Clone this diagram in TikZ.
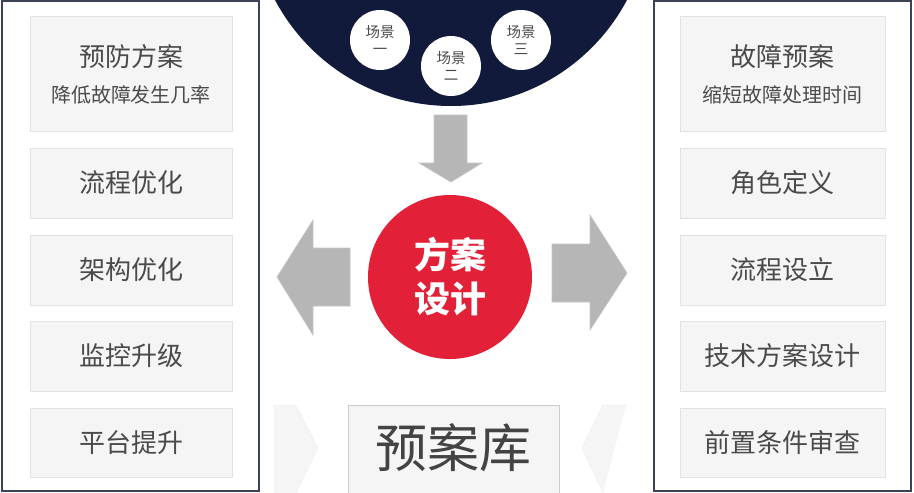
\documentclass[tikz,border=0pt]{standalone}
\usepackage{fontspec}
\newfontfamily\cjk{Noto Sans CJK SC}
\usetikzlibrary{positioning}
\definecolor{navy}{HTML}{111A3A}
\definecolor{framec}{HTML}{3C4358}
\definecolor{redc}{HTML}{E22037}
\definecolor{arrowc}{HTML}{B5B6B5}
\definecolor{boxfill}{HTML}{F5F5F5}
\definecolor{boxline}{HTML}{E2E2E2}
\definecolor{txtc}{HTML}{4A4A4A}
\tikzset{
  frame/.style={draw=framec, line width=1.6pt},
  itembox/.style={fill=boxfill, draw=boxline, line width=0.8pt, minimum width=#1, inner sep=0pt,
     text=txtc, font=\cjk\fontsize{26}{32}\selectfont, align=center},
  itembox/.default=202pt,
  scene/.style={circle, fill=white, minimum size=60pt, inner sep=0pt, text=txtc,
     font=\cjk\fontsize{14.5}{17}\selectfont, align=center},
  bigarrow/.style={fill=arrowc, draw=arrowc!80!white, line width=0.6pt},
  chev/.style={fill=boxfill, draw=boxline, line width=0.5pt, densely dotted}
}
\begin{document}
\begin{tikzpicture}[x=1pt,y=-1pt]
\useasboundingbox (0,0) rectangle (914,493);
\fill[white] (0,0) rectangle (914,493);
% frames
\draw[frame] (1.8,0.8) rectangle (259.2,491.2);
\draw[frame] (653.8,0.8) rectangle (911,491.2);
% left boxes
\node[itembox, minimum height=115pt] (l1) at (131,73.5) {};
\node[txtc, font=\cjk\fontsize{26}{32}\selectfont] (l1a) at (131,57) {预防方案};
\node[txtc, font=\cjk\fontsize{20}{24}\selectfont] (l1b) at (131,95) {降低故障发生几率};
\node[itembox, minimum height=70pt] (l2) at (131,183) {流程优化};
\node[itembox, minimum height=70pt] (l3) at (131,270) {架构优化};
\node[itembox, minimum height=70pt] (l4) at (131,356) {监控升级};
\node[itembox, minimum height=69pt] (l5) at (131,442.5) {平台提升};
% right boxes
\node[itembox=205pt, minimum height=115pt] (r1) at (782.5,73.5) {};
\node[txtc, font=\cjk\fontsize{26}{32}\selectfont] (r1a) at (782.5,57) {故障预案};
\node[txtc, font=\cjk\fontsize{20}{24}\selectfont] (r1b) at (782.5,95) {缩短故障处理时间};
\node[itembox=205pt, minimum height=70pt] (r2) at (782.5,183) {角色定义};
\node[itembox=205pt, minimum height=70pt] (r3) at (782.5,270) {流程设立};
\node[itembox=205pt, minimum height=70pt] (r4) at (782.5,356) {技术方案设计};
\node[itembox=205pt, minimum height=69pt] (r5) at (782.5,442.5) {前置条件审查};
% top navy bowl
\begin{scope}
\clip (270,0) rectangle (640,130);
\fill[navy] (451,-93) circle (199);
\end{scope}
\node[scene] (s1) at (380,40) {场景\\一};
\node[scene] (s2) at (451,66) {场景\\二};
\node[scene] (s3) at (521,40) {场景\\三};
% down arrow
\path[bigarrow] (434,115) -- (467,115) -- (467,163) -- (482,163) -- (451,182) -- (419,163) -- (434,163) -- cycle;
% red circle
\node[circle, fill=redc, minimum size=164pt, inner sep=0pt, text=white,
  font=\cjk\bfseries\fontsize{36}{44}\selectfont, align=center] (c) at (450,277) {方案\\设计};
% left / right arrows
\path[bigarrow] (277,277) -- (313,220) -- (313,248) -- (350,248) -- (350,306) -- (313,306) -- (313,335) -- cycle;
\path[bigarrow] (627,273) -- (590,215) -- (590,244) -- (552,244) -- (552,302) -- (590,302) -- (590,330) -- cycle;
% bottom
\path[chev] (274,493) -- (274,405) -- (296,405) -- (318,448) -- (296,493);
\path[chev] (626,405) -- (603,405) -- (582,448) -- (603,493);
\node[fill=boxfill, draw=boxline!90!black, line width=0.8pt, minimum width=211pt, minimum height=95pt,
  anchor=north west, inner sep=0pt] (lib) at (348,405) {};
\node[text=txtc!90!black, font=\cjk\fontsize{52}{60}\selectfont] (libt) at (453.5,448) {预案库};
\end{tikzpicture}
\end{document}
===============
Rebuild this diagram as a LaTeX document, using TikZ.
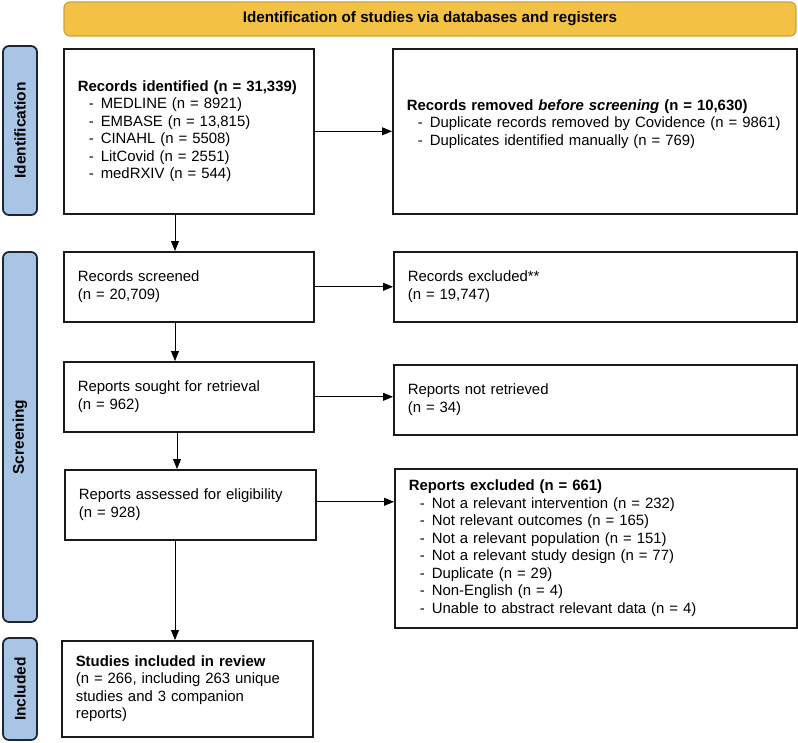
===============
◆ REQUIREMENT
Each line that holds the word "this" should be extracted from the records.

◆ SOLVED PROBLEM
Clone this diagram in TikZ.
Rebuild this diagram as a LaTeX document, using TikZ.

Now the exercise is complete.